**WHAT IS ASKED:**
Return the whole listing, line for line, without the pictures in it.

━━━━━ GIVEN ENTRIES ━━━━━

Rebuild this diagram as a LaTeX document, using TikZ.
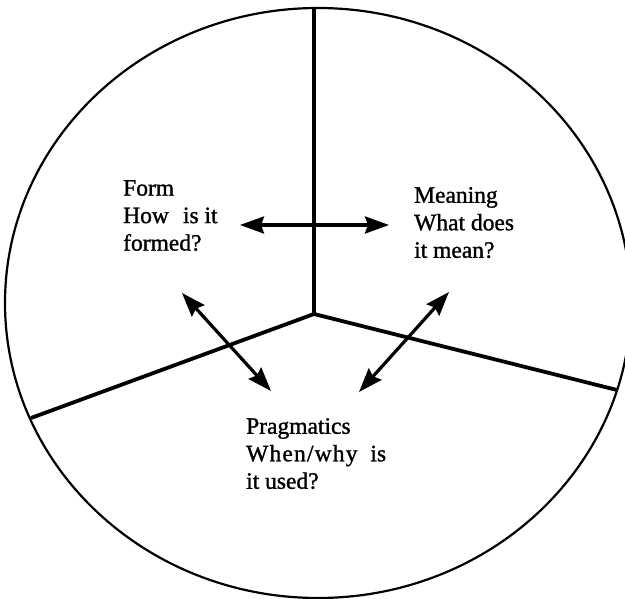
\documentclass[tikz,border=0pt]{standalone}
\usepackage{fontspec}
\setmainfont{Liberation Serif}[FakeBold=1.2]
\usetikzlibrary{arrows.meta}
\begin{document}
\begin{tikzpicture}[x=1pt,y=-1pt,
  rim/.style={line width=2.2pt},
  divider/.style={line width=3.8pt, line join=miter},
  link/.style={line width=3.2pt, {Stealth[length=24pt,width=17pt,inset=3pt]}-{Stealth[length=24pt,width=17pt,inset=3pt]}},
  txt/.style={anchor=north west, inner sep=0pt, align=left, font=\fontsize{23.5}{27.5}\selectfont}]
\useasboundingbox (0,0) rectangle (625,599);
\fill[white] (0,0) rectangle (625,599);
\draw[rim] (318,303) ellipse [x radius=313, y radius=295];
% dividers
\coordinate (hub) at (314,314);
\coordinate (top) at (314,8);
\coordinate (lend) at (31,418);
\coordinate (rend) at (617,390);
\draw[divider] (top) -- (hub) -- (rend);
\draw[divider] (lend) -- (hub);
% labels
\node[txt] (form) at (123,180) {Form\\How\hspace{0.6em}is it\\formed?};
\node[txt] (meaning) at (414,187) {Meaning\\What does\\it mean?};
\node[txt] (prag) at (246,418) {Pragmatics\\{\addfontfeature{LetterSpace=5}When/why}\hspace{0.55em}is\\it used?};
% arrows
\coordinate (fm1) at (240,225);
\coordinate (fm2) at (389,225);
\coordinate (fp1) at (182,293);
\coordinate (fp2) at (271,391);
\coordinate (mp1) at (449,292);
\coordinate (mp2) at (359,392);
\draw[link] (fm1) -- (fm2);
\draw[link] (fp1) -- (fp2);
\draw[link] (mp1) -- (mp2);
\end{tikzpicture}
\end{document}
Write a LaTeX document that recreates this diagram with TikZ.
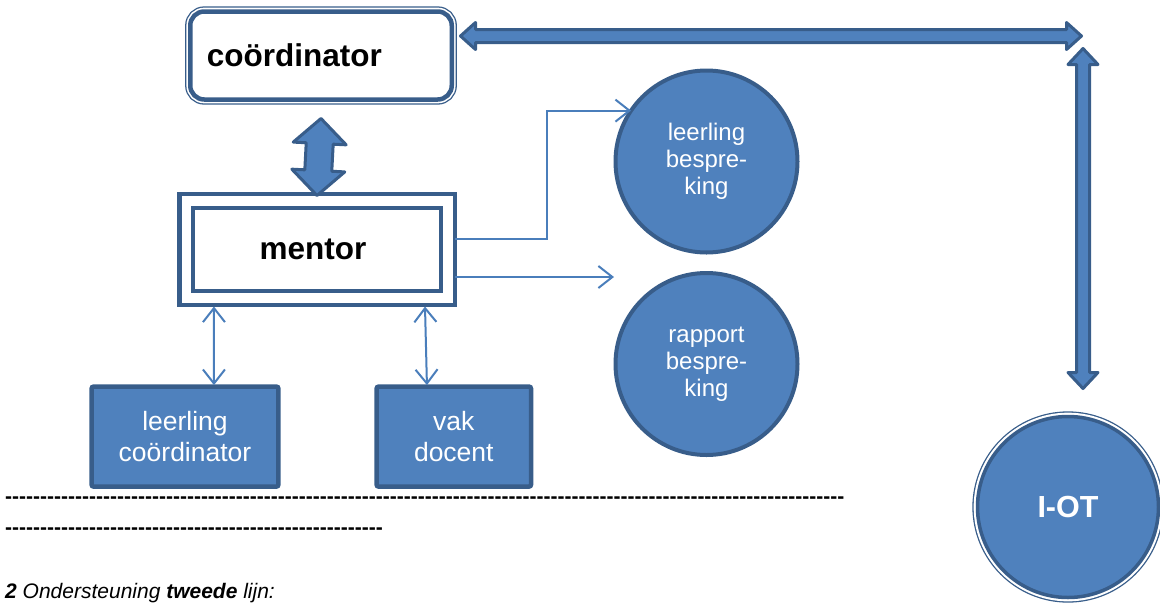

━━━━━

**ANSWER IN FULL:**
Rebuild this diagram as a LaTeX document, using TikZ.
\documentclass[tikz,border=0pt]{standalone}
\usepackage{fontspec}
\setmainfont{Liberation Serif}[FakeBold=1.2]
\usetikzlibrary{arrows.meta}
\begin{document}
\begin{tikzpicture}[x=1pt,y=-1pt,
  rim/.style={line width=2.2pt},
  divider/.style={line width=3.8pt, line join=miter},
  link/.style={line width=3.2pt, {Stealth[length=24pt,width=17pt,inset=3pt]}-{Stealth[length=24pt,width=17pt,inset=3pt]}},
  txt/.style={anchor=north west, inner sep=0pt, align=left, font=\fontsize{23.5}{27.5}\selectfont}]
\useasboundingbox (0,0) rectangle (625,599);
\fill[white] (0,0) rectangle (625,599);
\draw[rim] (318,303) ellipse [x radius=313, y radius=295];
% dividers
\coordinate (hub) at (314,314);
\coordinate (top) at (314,8);
\coordinate (lend) at (31,418);
\coordinate (rend) at (617,390);
\draw[divider] (top) -- (hub) -- (rend);
\draw[divider] (lend) -- (hub);
% labels
\node[txt] (form) at (123,180) {Form\\How\hspace{0.6em}is it\\formed?};
\node[txt] (meaning) at (414,187) {Meaning\\What does\\it mean?};
\node[txt] (prag) at (246,418) {Pragmatics\\{\addfontfeature{LetterSpace=5}When/why}\hspace{0.55em}is\\it used?};
% arrows
\coordinate (fm1) at (240,225);
\coordinate (fm2) at (389,225);
\coordinate (fp1) at (182,293);
\coordinate (fp2) at (271,391);
\coordinate (mp1) at (449,292);
\coordinate (mp2) at (359,392);
\draw[link] (fm1) -- (fm2);
\draw[link] (fp1) -- (fp2);
\draw[link] (mp1) -- (mp2);
\end{tikzpicture}
\end{document}
Write a LaTeX document that recreates this diagram with TikZ.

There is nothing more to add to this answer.